Mon Mar 19 15:47:39 EDT 2012

On 3/17/2012 10:58 AM, Mark Adler wrote:
> On Mar 17, 2012, at 1:20 AM, William A. Rowe Jr. wrote:
>> We would be very happy if zlib API's spoke utf-8.  Otherwise this
>> is altogether a misguided effort.
> 
> Bill,
> 
> I will certainly defer to the judgement of the Windows experts here, since I don't use it.  Let me discuss the rationale for the gzopen_w() function.
> 
> zlib's API's already do speak UTF-8 on everything except Windows.  On Windows, the open() function, which is used by gzopen() does *not* accept UTF-8.  So the zlib interface as it now stands does not permit passing files names using UTF-8 or UTF-16 on Windows, i.e. no foreign characters at all.  So something needs to be done to support that.

Fair enough.  And I shouldn't be too rash, there are absolutely fantastic
reasons to support _w api entry points for native unicode applications!
I didn't mean to badmouth such an API.

> The two choices as I understand it are: a) on Windows have gzopen() accept UTF-8 by converting the provided file name to UTF-16 and calling _wopen() instead of open(), or b) leave gzopen() alone and provide a new gzopen-like() function that accepts UTF-16 directly, calling _wopen().  I chose b) because it most closely matches the current interface in Windows which provides an fopen() and a _wfopen(), where the former accepts a byte-string that cannot be UTF-8, and the latter accepts a UTF-16 file name, and that it is the simplest, most direct approach that requires no conversions and uses the Windows native unicode character representation (UTF-16).
> 
> If I understand you correctly, you would strongly prefer option a).

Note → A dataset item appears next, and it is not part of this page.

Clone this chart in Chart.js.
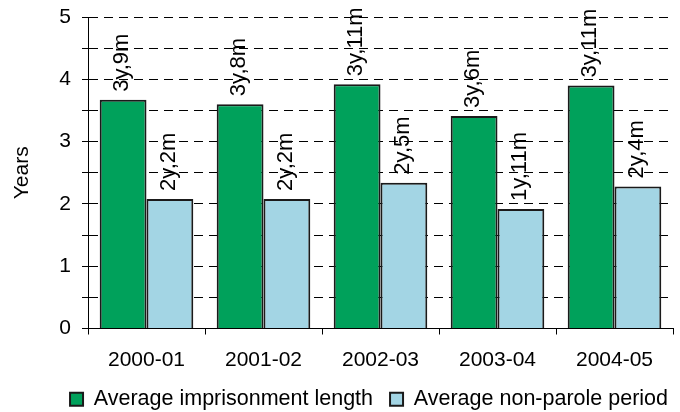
<!DOCTYPE html>
<html>
<head>
<meta charset="utf-8">
<script src="https://cdn.jsdelivr.net/npm/chart.js@4/dist/chart.umd.min.js"></script>
<style>
  html, body { margin: 0; padding: 0; background: #fff; }
  #wrap { width: 680px; height: 412px; }
</style>
</head>
<body>
<div id="wrap"><canvas id="chart"></canvas></div>
<script>
const periods = ['2000-01', '2001-02', '2002-03', '2003-04', '2004-05'];
const imprisonment = [3.67, 3.60, 3.92, 3.41, 3.90];
const nonParole = [2.08, 2.08, 2.34, 1.92, 2.28];
const imprisonmentLabels = ['3y,9m', '3y,8m', '3y,11m', '3y,6m', '3y,11m'];
const nonParoleLabels = ['2y,2m', '2y,2m', '2y,5m', '1y,11m', '2y,4m'];

const FONT = 'Arial, "Liberation Sans", sans-serif';

// rotated value labels above each bar
const barLabels = {
  id: 'barLabels',
  afterDatasetsDraw(chart) {
    const ctx = chart.ctx;
    ctx.save();
    ctx.font = '22px ' + FONT;
    ctx.fillStyle = '#000';
    ctx.textAlign = 'left';
    ctx.textBaseline = 'middle';
    chart.data.datasets.forEach((ds, i) => {
      chart.getDatasetMeta(i).data.forEach((bar, j) => {
        ctx.save();
        ctx.translate(bar.x - 1, bar.y - 8);
        ctx.rotate(-Math.PI / 2);
        ctx.fillText(ds.valueLabels[j], 0, 0);
        ctx.restore();
      });
    });
    ctx.restore();
  }
};

// nudge legend so it ends near the right edge like the original
const legendShift = {
  id: 'legendShift',
  afterLayout(chart) {
    chart.legend.left += 12;
    chart.legend.right += 12;
  }
};

new Chart(document.getElementById('chart'), {
  type: 'bar',
  data: {
    labels: periods,
    datasets: [{
      label: 'Average imprisonment length',
      data: imprisonment,
      valueLabels: imprisonmentLabels,
      backgroundColor: '#00A15B',
      borderColor: '#1a1a1a',
      borderWidth: 2,
      barPercentage: 1,
      categoryPercentage: 0.8
    }, {
      label: 'Average non-parole period',
      data: nonParole,
      valueLabels: nonParoleLabels,
      backgroundColor: '#A3D5E4',
      borderColor: '#1a1a1a',
      borderWidth: 2,
      barPercentage: 1,
      categoryPercentage: 0.8
    }]
  },
  options: {
    responsive: true,
    maintainAspectRatio: false,
    animation: false,
    layout: { padding: { top: 0, right: 7, left: 0, bottom: -8 } },
    plugins: {
      tooltip: { enabled: false },
      legend: {
        position: 'bottom',
        align: 'end',
        labels: {
          font: { family: FONT, size: 21.5 },
          color: '#000',
          boxWidth: 13,
          boxHeight: 13,
          padding: 17
        }
      }
    },
    scales: {
      x: {
        offset: true,
        afterFit(scale) { scale.height = 43; },
        grid: { offset: true, drawOnChartArea: false, drawTicks: true, tickLength: 6, color: '#000' },
        border: { color: '#000', width: 1 },
        ticks: { font: { family: FONT, size: 21 }, color: '#000', padding: 13 }
      },
      y: {
        min: 0,
        max: 5,
        afterFit(scale) {
          scale.width = 88;
          scale.paddingTop = 17;
        },
        grid: { color: '#000', tickLength: 6 },
        border: { color: '#000', width: 1, dash: [9, 6] },
        ticks: {
          stepSize: 0.5,
          autoSkip: false,
          padding: 11,
          font: { family: FONT, size: 21 },
          color: '#000',
          callback: v => Number.isInteger(v) ? v : ''
        },
        title: {
          display: true,
          text: 'Years',
          font: { family: FONT, size: 21 },
          color: '#000',
          padding: { top: 10, bottom: 0 }
        }
      }
    }
  },
  plugins: [barLabels, legendShift]
});
</script>
</body>
</html>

So we need to provide the maximum flexibility to everyone, which means
supporting 1. native code page (no ability to decode alien characters)
which needs to remain the 'default' behavior, 2. introduced W(ide) api
entry points (gzopenW would be the convention on Windows), carefully
treating non-filename, byte buffers as bytes not chars.

And I'd suggest 3. also providing either an entry point, alternate build
flag, or both to treat all true char data as utf-8.  This was the APR
project's solution (used by subversion, httpd etc).

I'm happy to help on this, in fact I wrote one of the few fast utf8/ucs2
translators which didn't open the big fat security hole that the sun j2se
exposed.  So yes, proceed with gzopenW, let's assume stati64 and family
are always used so everything on windows support 'LARGE FILES', and all
that is left is a simple method for using the full utf-8 charset.  The
entire local code page concept is broken anyways for portable applications
such as zip/unzip.  (NFD vs NFC for unicode is similarly broken but let's
not discuss that evil, now ;-)